# Data extract start

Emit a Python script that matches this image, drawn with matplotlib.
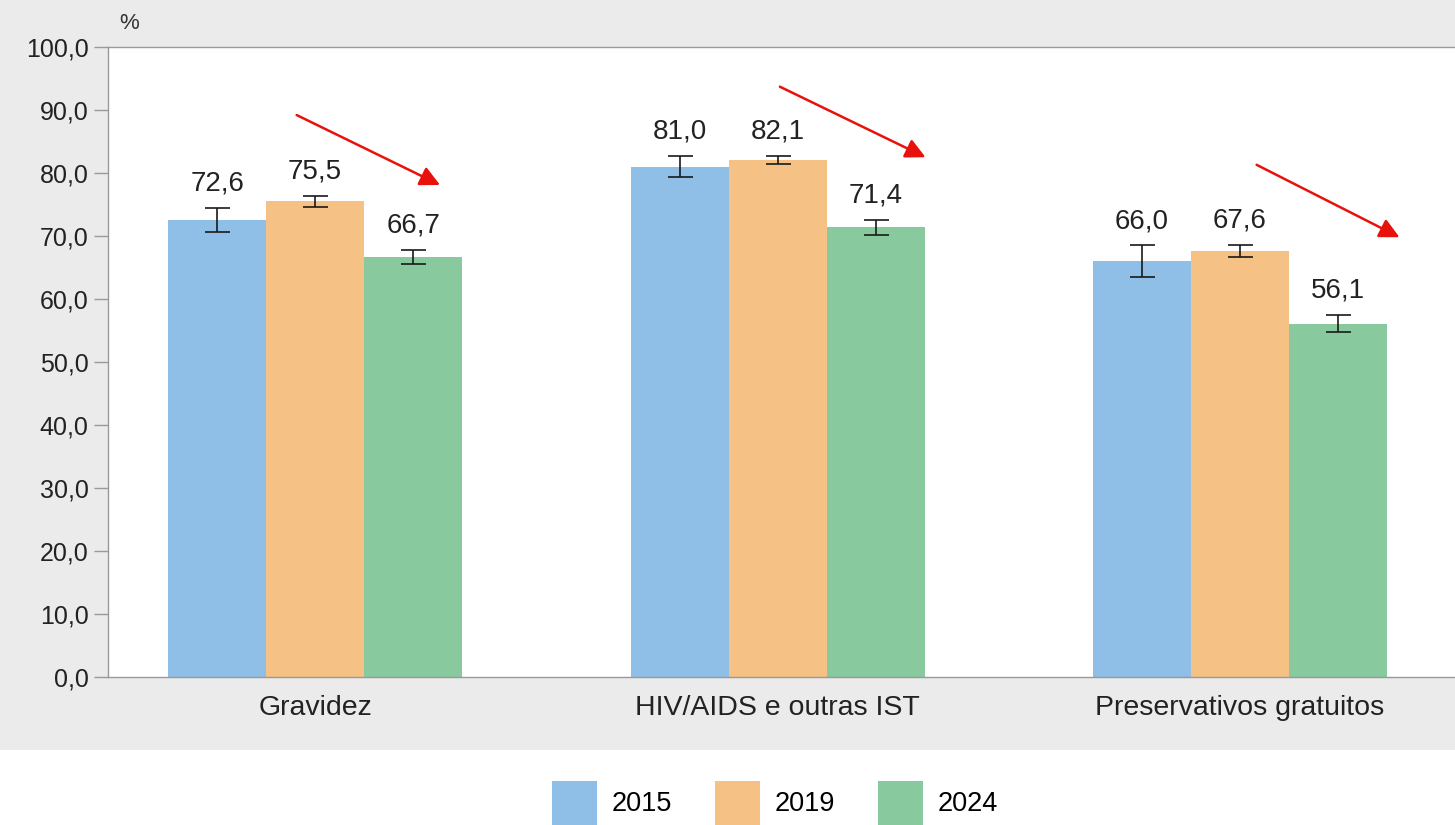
import matplotlib.pyplot as plt
import numpy as np
from matplotlib.patches import Rectangle

plt.rcParams['font.family'] = ['Liberation Sans', 'DejaVu Sans']

categories = ['Gravidez', 'HIV/AIDS e outras IST', 'Preservativos gratuitos']
years = ['2015', '2019', '2024']
values = {
    '2015': [72.6, 81.0, 66.0],
    '2019': [75.5, 82.1, 67.6],
    '2024': [66.7, 71.4, 56.1],
}
errors = {
    '2015': [1.9, 1.7, 2.5],
    '2019': [0.9, 0.6, 1.0],
    '2024': [1.1, 1.2, 1.4],
}
colors = ['#8FBEE6', '#F6C185', '#88CA9E']
yticks = np.arange(0, 101, 10)

# trend arrows: (x0, y0, x1, y1) in group / percent units
arrows = [(-0.04, 89.2, 0.27, 78.1), (1.005, 93.7, 1.32, 82.5), (2.036, 81.3, 2.345, 69.8)]

fig = plt.figure(figsize=(14.55, 8.25), dpi=100)
fig.patch.set_facecolor('white')
fig.add_artist(Rectangle((0, 1 - 750 / 825), 1, 750 / 825, transform=fig.transFigure,
                         facecolor='#EBEBEB', edgecolor='none', zorder=0))

ax = fig.add_axes([108 / 1455, 1 - 677 / 825, 1 - 108 / 1455, 630 / 825])
ax.set_facecolor('white')

x = np.arange(len(categories))
w = 0.212
for i, yr in enumerate(years):
    pos = x + (i - 1) * w
    ax.bar(pos, values[yr], width=w, color=colors[i], label=yr, zorder=2)
    ax.errorbar(pos, values[yr], yerr=errors[yr], fmt='none', ecolor='#1a1a1a',
                elinewidth=1.2, capsize=9, capthick=1.2, zorder=3)
    for p, v, e in zip(pos, values[yr], errors[yr]):
        ax.annotate(f'{v:.1f}'.replace('.', ','), (p, v + e), xytext=(0, 8),
                    textcoords='offset points', ha='center', va='bottom',
                    fontsize=20, color='#222222')

for x0, y0, x1, y1 in arrows:
    ax.annotate('', xy=(x1, y1), xytext=(x0, y0),
                arrowprops=dict(arrowstyle='-|>', color='#E8120C', lw=1.8,
                                mutation_scale=30, shrinkA=0, shrinkB=0), zorder=4)

ax.set_ylim(0, 100)
ax.set_xlim(-0.448, 2.465)
ax.set_yticks(yticks)
ax.set_yticklabels([f'{t:.1f}'.replace('.', ',') for t in yticks], fontsize=18, color='#222222')
ax.set_xticks(x)
ax.set_xticklabels(categories, fontsize=20.5, color='#222222')
ax.tick_params(axis='x', length=0, pad=13)
ax.tick_params(axis='y', length=10, width=1, color='#999999', pad=4)
for side in ['left', 'bottom', 'top']:
    ax.spines[side].set_color('#999999')
    ax.spines[side].set_linewidth(1)
ax.spines['right'].set_visible(False)

ax.text(0.008, 1.02, '%', transform=ax.transAxes, fontsize=16, color='#333333',
        ha='left', va='bottom')

fig.legend(loc='center', bbox_to_anchor=(775 / 1455, 1 - 803 / 825), ncol=3, frameon=False,
           fontsize=19.5, handlelength=1.67, handleheight=2.15, handletextpad=0.52,
           columnspacing=1.6, borderpad=0)

fig.savefig('out.png', dpi=100, facecolor=fig.get_facecolor())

# Data extract end

Problem to solve =>
Copy nothing but the lines from the top of the data down to the line containing "ax.set_facecolor('white')", and leave the pictures out.

Problem solution =>
Emit a Python script that matches this image, drawn with matplotlib.
import matplotlib.pyplot as plt
import numpy as np
from matplotlib.patches import Rectangle

plt.rcParams['font.family'] = ['Liberation Sans', 'DejaVu Sans']

categories = ['Gravidez', 'HIV/AIDS e outras IST', 'Preservativos gratuitos']
years = ['2015', '2019', '2024']
values = {
    '2015': [72.6, 81.0, 66.0],
    '2019': [75.5, 82.1, 67.6],
    '2024': [66.7, 71.4, 56.1],
}
errors = {
    '2015': [1.9, 1.7, 2.5],
    '2019': [0.9, 0.6, 1.0],
    '2024': [1.1, 1.2, 1.4],
}
colors = ['#8FBEE6', '#F6C185', '#88CA9E']
yticks = np.arange(0, 101, 10)

# trend arrows: (x0, y0, x1, y1) in group / percent units
arrows = [(-0.04, 89.2, 0.27, 78.1), (1.005, 93.7, 1.32, 82.5), (2.036, 81.3, 2.345, 69.8)]

fig = plt.figure(figsize=(14.55, 8.25), dpi=100)
fig.patch.set_facecolor('white')
fig.add_artist(Rectangle((0, 1 - 750 / 825), 1, 750 / 825, transform=fig.transFigure,
                         facecolor='#EBEBEB', edgecolor='none', zorder=0))

ax = fig.add_axes([108 / 1455, 1 - 677 / 825, 1 - 108 / 1455, 630 / 825])
ax.set_facecolor('white')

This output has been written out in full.